━━ Data shown ━━

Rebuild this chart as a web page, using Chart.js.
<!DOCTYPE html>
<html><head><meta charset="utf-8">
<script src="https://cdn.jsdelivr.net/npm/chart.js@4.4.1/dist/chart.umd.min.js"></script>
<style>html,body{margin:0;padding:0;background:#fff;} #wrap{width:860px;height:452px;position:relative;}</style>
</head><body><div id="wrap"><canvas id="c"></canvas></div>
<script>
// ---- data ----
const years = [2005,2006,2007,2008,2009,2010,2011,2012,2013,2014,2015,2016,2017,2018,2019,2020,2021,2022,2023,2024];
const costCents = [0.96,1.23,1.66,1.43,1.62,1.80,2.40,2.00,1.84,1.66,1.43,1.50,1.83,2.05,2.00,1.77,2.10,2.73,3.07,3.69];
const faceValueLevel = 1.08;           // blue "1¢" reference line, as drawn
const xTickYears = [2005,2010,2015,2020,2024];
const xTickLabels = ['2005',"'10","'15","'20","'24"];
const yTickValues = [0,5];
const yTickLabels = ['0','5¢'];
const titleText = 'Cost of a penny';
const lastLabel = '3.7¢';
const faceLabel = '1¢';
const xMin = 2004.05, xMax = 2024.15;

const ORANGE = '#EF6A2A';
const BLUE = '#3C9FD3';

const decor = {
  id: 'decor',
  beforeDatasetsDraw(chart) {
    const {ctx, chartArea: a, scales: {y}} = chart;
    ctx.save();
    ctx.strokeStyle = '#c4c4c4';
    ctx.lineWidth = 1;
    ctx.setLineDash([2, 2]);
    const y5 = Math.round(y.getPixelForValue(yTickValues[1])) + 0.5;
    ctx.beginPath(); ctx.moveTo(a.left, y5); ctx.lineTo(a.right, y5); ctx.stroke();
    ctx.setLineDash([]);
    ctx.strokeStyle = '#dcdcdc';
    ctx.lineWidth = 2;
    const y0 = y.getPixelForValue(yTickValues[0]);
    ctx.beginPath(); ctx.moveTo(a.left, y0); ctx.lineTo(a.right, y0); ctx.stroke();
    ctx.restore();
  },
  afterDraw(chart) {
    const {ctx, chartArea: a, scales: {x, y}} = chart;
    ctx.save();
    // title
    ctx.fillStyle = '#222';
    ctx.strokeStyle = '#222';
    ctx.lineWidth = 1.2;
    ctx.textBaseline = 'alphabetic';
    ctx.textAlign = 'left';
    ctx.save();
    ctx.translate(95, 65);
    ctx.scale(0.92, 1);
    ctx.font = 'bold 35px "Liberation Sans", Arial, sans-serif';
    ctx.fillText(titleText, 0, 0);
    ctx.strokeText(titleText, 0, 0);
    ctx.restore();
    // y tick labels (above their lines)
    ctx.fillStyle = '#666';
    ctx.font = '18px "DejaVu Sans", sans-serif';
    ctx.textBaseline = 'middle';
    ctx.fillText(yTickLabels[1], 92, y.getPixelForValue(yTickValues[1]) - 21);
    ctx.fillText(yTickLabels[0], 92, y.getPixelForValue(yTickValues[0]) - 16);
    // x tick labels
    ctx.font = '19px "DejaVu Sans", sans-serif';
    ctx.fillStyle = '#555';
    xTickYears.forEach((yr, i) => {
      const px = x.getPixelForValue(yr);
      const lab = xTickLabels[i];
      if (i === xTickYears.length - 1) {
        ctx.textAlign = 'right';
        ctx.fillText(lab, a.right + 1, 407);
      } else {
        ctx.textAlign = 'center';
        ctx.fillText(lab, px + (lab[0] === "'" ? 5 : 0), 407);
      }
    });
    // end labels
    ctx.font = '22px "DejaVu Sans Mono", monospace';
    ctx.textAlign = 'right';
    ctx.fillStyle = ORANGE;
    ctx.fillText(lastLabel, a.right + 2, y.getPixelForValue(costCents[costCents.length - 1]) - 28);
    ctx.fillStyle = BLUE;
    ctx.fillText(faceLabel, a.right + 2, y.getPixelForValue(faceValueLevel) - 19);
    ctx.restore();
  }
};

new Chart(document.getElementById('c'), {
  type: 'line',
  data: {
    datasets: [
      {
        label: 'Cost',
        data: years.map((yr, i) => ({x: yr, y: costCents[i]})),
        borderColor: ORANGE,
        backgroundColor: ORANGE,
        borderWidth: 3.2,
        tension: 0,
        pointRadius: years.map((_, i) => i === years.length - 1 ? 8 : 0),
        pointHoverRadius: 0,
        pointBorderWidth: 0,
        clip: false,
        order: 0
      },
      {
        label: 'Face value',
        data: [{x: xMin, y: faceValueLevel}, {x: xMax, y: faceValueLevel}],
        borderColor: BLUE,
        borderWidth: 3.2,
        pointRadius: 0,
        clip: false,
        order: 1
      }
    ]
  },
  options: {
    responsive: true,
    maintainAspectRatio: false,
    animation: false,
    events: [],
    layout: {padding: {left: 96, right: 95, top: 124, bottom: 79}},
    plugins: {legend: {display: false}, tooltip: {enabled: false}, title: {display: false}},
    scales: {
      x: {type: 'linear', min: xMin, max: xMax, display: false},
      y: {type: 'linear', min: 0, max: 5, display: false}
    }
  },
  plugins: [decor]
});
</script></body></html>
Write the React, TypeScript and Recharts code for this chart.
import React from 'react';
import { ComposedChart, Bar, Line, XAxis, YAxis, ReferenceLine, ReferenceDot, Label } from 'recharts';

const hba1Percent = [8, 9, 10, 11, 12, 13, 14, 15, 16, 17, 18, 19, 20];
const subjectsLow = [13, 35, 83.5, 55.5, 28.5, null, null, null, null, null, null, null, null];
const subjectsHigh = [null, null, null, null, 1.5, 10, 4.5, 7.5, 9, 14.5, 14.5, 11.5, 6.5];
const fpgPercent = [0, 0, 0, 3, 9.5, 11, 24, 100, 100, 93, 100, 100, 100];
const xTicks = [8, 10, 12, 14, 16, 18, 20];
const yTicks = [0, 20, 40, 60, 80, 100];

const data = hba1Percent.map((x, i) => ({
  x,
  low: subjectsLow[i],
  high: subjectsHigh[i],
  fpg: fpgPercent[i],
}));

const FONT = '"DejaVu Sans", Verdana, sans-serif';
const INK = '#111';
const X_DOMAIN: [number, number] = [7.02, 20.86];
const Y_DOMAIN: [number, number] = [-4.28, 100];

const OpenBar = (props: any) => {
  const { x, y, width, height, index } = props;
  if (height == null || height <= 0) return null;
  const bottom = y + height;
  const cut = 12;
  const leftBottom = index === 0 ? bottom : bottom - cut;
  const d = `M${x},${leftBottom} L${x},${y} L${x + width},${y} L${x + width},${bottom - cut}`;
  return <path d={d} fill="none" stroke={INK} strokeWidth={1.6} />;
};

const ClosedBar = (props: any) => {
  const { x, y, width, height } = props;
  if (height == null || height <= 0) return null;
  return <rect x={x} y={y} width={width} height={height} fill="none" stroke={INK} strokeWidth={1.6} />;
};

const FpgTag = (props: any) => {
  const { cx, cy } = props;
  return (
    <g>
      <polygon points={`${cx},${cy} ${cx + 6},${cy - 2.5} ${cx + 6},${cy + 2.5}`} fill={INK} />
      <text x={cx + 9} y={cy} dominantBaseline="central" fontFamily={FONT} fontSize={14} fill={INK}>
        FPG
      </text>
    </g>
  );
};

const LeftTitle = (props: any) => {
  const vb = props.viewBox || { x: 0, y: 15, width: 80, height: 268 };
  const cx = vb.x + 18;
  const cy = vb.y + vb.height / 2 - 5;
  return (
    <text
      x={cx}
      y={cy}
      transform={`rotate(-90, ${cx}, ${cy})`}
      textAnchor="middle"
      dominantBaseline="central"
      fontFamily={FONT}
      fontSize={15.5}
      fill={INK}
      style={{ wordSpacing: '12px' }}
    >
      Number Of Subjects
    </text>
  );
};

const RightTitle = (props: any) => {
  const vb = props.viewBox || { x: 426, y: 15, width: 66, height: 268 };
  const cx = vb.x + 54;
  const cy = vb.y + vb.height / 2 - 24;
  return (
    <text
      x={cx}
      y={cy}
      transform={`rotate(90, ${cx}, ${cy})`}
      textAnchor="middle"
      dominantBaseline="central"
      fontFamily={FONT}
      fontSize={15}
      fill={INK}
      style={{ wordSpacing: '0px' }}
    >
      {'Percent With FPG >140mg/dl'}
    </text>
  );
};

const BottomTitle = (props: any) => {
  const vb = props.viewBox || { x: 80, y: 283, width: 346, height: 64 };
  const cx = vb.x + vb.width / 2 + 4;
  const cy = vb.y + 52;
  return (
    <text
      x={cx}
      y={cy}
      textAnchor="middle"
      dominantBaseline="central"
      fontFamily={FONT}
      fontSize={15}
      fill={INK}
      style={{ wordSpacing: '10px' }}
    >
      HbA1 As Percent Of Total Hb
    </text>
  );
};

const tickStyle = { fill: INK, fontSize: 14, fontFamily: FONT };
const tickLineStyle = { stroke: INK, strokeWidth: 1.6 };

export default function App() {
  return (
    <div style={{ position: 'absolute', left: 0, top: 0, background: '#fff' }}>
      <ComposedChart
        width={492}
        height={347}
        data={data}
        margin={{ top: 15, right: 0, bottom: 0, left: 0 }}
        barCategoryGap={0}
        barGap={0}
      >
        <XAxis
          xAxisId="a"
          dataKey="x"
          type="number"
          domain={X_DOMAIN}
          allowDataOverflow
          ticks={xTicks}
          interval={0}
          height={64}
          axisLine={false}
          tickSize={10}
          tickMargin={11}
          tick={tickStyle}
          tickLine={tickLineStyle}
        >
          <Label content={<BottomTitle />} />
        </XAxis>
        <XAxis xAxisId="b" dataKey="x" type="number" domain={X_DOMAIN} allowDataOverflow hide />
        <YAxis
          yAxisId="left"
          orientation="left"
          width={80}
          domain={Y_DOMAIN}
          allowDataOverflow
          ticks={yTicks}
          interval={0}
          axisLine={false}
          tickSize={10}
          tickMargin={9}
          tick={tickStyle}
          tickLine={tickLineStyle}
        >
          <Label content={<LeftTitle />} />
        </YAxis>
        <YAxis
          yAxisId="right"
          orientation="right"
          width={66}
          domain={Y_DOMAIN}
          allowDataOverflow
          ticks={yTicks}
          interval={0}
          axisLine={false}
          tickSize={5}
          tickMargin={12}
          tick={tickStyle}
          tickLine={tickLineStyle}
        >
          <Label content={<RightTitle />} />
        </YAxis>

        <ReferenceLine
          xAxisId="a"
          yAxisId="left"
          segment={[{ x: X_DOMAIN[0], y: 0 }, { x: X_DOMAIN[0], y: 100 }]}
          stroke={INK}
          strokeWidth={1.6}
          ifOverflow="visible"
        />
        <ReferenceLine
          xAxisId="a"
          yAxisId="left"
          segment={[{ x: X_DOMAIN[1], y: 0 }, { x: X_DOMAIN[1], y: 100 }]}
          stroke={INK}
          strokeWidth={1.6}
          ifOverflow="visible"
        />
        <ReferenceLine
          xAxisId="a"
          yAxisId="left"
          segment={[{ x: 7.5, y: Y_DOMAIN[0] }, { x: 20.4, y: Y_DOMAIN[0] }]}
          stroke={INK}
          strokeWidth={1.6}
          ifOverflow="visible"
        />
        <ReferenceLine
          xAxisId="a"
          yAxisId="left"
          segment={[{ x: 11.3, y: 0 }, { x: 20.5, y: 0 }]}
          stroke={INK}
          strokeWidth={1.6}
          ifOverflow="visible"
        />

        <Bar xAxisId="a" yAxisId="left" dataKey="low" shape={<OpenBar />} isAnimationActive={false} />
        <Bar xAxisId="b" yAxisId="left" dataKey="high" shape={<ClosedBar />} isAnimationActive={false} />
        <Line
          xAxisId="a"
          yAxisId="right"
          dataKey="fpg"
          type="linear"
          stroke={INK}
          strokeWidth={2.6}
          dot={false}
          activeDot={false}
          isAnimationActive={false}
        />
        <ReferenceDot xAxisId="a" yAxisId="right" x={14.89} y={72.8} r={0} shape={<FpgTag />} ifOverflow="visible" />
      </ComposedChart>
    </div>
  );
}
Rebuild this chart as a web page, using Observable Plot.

━━━

-- Task to carry out --
Print only the lines from the top of the data above down to the line holding "const BLUE = '#3C9FD3';", inclusive.

-- The reply --
Rebuild this chart as a web page, using Chart.js.
<!DOCTYPE html>
<html><head><meta charset="utf-8">
<script src="https://cdn.jsdelivr.net/npm/chart.js@4.4.1/dist/chart.umd.min.js"></script>
<style>html,body{margin:0;padding:0;background:#fff;} #wrap{width:860px;height:452px;position:relative;}</style>
</head><body><div id="wrap"><canvas id="c"></canvas></div>
<script>
// ---- data ----
const years = [2005,2006,2007,2008,2009,2010,2011,2012,2013,2014,2015,2016,2017,2018,2019,2020,2021,2022,2023,2024];
const costCents = [0.96,1.23,1.66,1.43,1.62,1.80,2.40,2.00,1.84,1.66,1.43,1.50,1.83,2.05,2.00,1.77,2.10,2.73,3.07,3.69];
const faceValueLevel = 1.08;           // blue "1¢" reference line, as drawn
const xTickYears = [2005,2010,2015,2020,2024];
const xTickLabels = ['2005',"'10","'15","'20","'24"];
const yTickValues = [0,5];
const yTickLabels = ['0','5¢'];
const titleText = 'Cost of a penny';
const lastLabel = '3.7¢';
const faceLabel = '1¢';
const xMin = 2004.05, xMax = 2024.15;

const ORANGE = '#EF6A2A';
const BLUE = '#3C9FD3';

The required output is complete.